Between 1917 and 1924, Lucas was taken to court five times. In a society of strangers, his crimes were subversive, suggesting all you needed was money and the veneer of class to pass yourself off as a gentleman. For historian Matt Houlbrook, Lucas’s life story reveals deeper truths about the period after the first world war. He cites the criminologist Henry Rhodes: “Show me your crimes and I will show you the nature of your society.” New forms of mass culture and democracy promised greater possibilities of personal reinvention: “Lucas’s crimes were unusual, but his aspirations echoed those of countless ordinary men and women in a period when advertising encouraged dreamlike fantasies of social mobility.” . . .

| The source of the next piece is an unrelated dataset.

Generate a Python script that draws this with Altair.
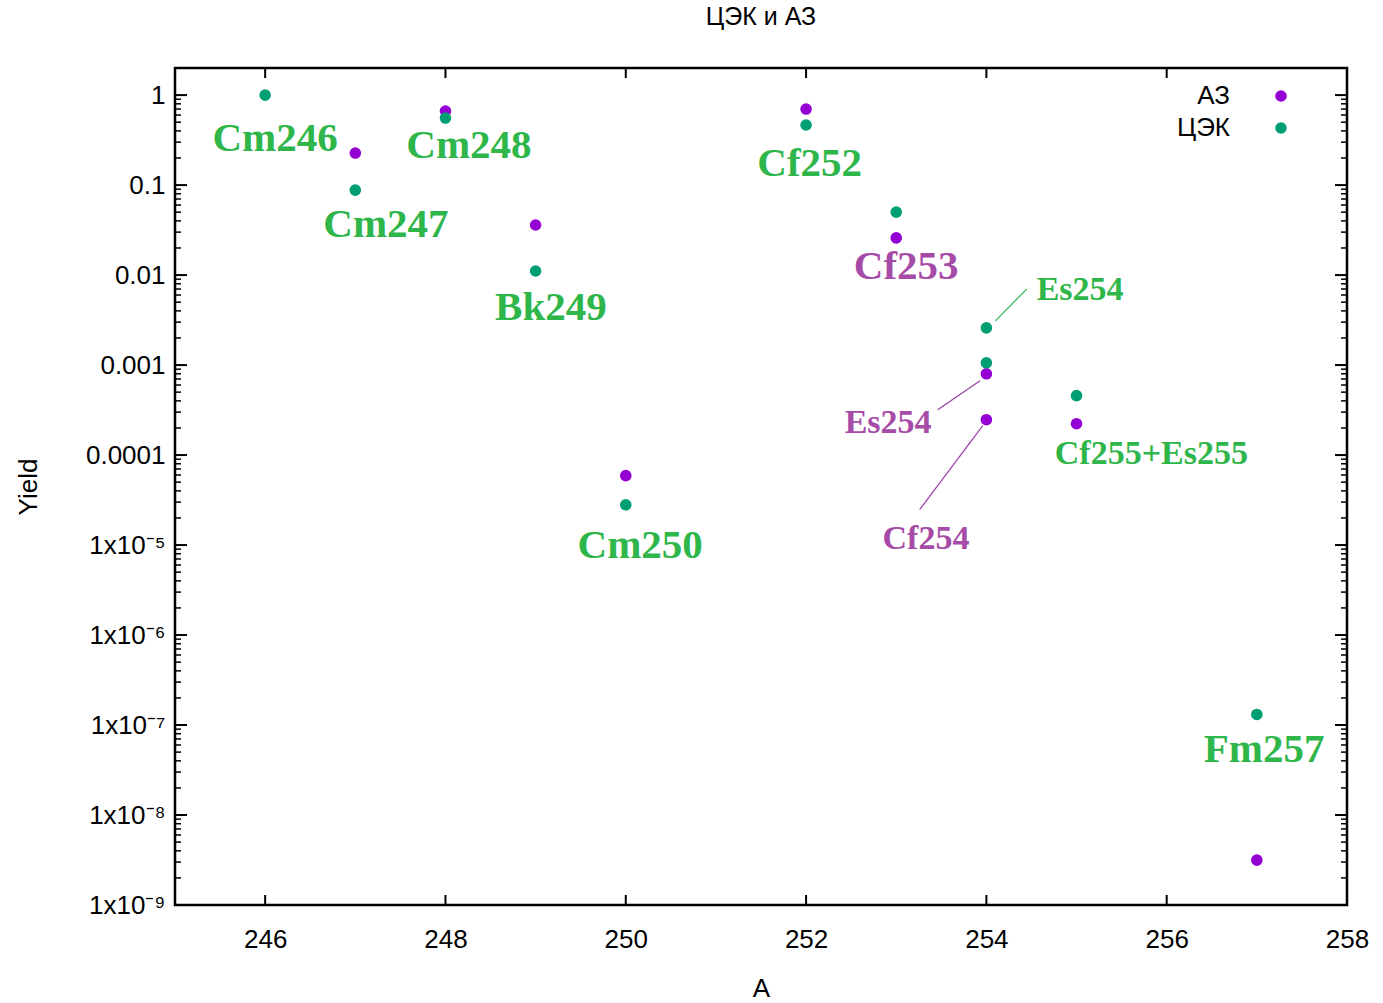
import altair as alt
import pandas as pd

# ---------------- data ----------------
tsek_A = [246, 247, 248, 249, 250, 252, 253, 254, 254, 255, 257]
tsek_Y = [1.0, 0.088, 0.556, 0.0111, 2.8e-5, 0.465, 0.050, 0.00259, 0.00106, 0.000457, 1.31e-7]

az_A = [247, 248, 249, 250, 252, 253, 254, 254, 255, 257]
az_Y = [0.227, 0.665, 0.036, 5.9e-5, 0.70, 0.0259, 0.0008, 0.000247, 0.000223, 3.15e-9]

GREEN_T = "#2eb64a"
PURPLE_T = "#a64ca8"

lab_text = ["Cm246", "Cm248", "Cm247", "Bk249", "Cm250", "Cf252", "Cf253", "Fm257",
            "Es254", "Es254", "Cf254", "Cf255+Es255"]
lab_x = [246.11, 248.26, 247.34, 249.17, 250.16, 252.04, 253.11, 257.08,
         255.04, 252.91, 253.33, 255.83]
lab_y = [0.239, 0.2, 0.0265, 0.00318, 7.26e-6, 0.126, 0.00908, 3.85e-8,
         0.0053, 0.000177, 9.14e-6, 8.03e-5]
lab_color = [GREEN_T, GREEN_T, GREEN_T, GREEN_T, GREEN_T, GREEN_T, PURPLE_T, GREEN_T,
             GREEN_T, PURPLE_T, PURPLE_T, GREEN_T]
lab_size = [41, 41, 41, 41, 41, 41, 41, 41, 34, 34, 34, 34]

lead_x = [254.45, 253.46, 253.26]
lead_x2 = [254.10, 253.93, 253.96]
lead_y = [0.00703, 3.19e-4, 2.48e-5]
lead_y2 = [0.0031, 6.7e-4, 2.12e-4]
lead_color = [GREEN_T, "#9a3fa6", "#9a3fa6"]

x_ticks = [246, 248, 250, 252, 254, 256, 258]
y_major = [1e-9, 1e-8, 1e-7, 1e-6, 1e-5, 1e-4, 1e-3, 1e-2, 1e-1, 1.0]
y_minor = [m * 10.0 ** e for e in range(-9, 1) for m in range(2, 10) if m * 10.0 ** e <= 2.0]

# ---------------- layout ----------------
W, H = 1172, 837
LEFT, TOP = 175, 68

xscale = alt.Scale(domain=[245, 258], nice=False, zero=False)
yscale = alt.Scale(type="log", domain=[1e-9, 2], nice=False)

ylabel_expr = (
    "datum.value < 5e-9 ? '1x10⁻⁹' : datum.value < 5e-8 ? '1x10⁻⁸' : "
    "datum.value < 5e-7 ? '1x10⁻⁷' : datum.value < 5e-6 ? '1x10⁻⁶' : "
    "datum.value < 5e-5 ? '1x10⁻⁵' : format(datum.value, '~g')"
)

xaxis = alt.Axis(values=x_ticks, ticks=False, domain=False, grid=False,
                 labelFontSize=26, labelFont="Liberation Sans", labelColor="#000",
                 labelPadding=21, labelFlush=False, labelOverlap=False,
                 title="A", titleFontSize=26,
                 titleFont="Liberation Sans", titleFontWeight="normal",
                 titleX=W / 2, titleY=83, titleBaseline="middle", titleColor="#000")
yaxis = alt.Axis(values=y_major, ticks=False, domain=False, grid=False,
                 labelExpr=ylabel_expr, labelFontSize=26, labelFont="Liberation Sans",
                 labelColor="#000", labelPadding=10, labelFlush=False, labelOverlap=False,
                 title="Yield", titleFontSize=26, titleFont="Liberation Sans",
                 titleFontWeight="normal", titleX=28 - LEFT, titleY=H / 2,
                 titleBaseline="middle", titleAngle=270, titleColor="#000")

pts = pd.concat([
    pd.DataFrame({"A": az_A, "Yield": az_Y, "series": "АЗ"}),
    pd.DataFrame({"A": tsek_A, "Yield": tsek_Y, "series": "ЦЭК"}),
])

points = alt.Chart(pts).mark_point(filled=True, size=135, opacity=1, strokeWidth=0).encode(
    x=alt.X("A:Q", scale=xscale, axis=xaxis),
    y=alt.Y("Yield:Q", scale=yscale, axis=yaxis),
    color=alt.Color("series:N",
                    scale=alt.Scale(domain=["АЗ", "ЦЭК"], range=["#9400d3", "#009e73"]),
                    legend=alt.Legend(orient="none", legendX=1093, legendY=15, title=None,
                                      labelAlign="right", labelOffset={"expr": "-64"},
                                      labelFontSize=26,
                                      labelFont="Liberation Sans", labelColor="#000",
                                      symbolSize=135, symbolType="circle", rowPadding=6,
                                      padding=0, symbolStrokeWidth=0)),
)

def yrule(vals, x0, x1, sw):
    return alt.Chart(pd.DataFrame({"A": vals})).mark_rule(color="#000", strokeWidth=sw).encode(
        y=alt.Y("A:Q", scale=yscale, axis=yaxis), x=alt.value(x0), x2=alt.value(x1))

def xrule(vals, y0, y1, sw):
    return alt.Chart(pd.DataFrame({"A": vals})).mark_rule(color="#000", strokeWidth=sw).encode(
        x=alt.X("A:Q", scale=xscale, axis=xaxis), y=alt.value(y0), y2=alt.value(y1))

ticks = [
    yrule(y_major, 0, 12, 2), yrule(y_major, W - 12, W, 2),
    yrule(y_minor, 0, 6, 1.5), yrule(y_minor, W - 6, W, 1.5),
    xrule(x_ticks, H - 10, H, 2), xrule(x_ticks, 0, 10, 2),
]

leads = alt.Chart(pd.DataFrame({"x": lead_x, "x2": lead_x2, "y": lead_y, "y2": lead_y2,
                                "c": lead_color})).mark_rule(strokeWidth=1.2).encode(
    x=alt.X("x:Q", scale=xscale, axis=xaxis), x2="x2:Q",
    y=alt.Y("y:Q", scale=yscale, axis=yaxis), y2="y2:Q",
    color=alt.Color("c:N", scale=None))

labels = alt.Chart(pd.DataFrame({"t": lab_text, "x": lab_x, "y": lab_y, "c": lab_color,
                                 "s": lab_size})).mark_text(
    font="Liberation Serif", fontWeight="bold", align="center", baseline="alphabetic").encode(
    x=alt.X("x:Q", scale=xscale, axis=xaxis),
    y=alt.Y("y:Q", scale=yscale, axis=yaxis),
    text="t:N",
    color=alt.Color("c:N", scale=None),
    size=alt.Size("s:Q", scale=None))

chart = alt.layer(points, *ticks, leads, labels).properties(
    width=W, height=H,
    title=alt.TitleParams("ЦЭК и АЗ", fontSize=25, font="Liberation Sans", fontWeight="normal",
                          color="#000", anchor="middle", frame="group", baseline="middle",
                          offset=25),
    autosize=alt.AutoSizeParams(type="none"),
    padding={"left": LEFT, "top": TOP, "right": 1383 - LEFT - W, "bottom": 1003 - TOP - H},
).configure_view(stroke="#000", strokeWidth=2.5)

chart.save("out.html", embed_options={"renderer": "svg", "actions": False})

Lucas drank himself into an early grave in 1940. Few mourned the passing of the man known as the “prince of tricksters.” Even Houlbrook acknowledges that Lucas was a “lying bastard.” But he can’t help but be beguiled by this extraordinary character: “I’m obsessed with making sense of you.” Lucas is an exquisitely slippery subject and Houlbrook admits that “my writing echoes the uncertainties of Lucas’s lives.” But this is far more than a biography. It is a portrait of a period in transition which Houlbrook describes as an “age of disguise.” His book is theoretically aware, meticulously researched and brimming with insights into both the interwar years and this unscrupulous yet remarkable figure for whom identity was as fluid and fleeting as quicksilver.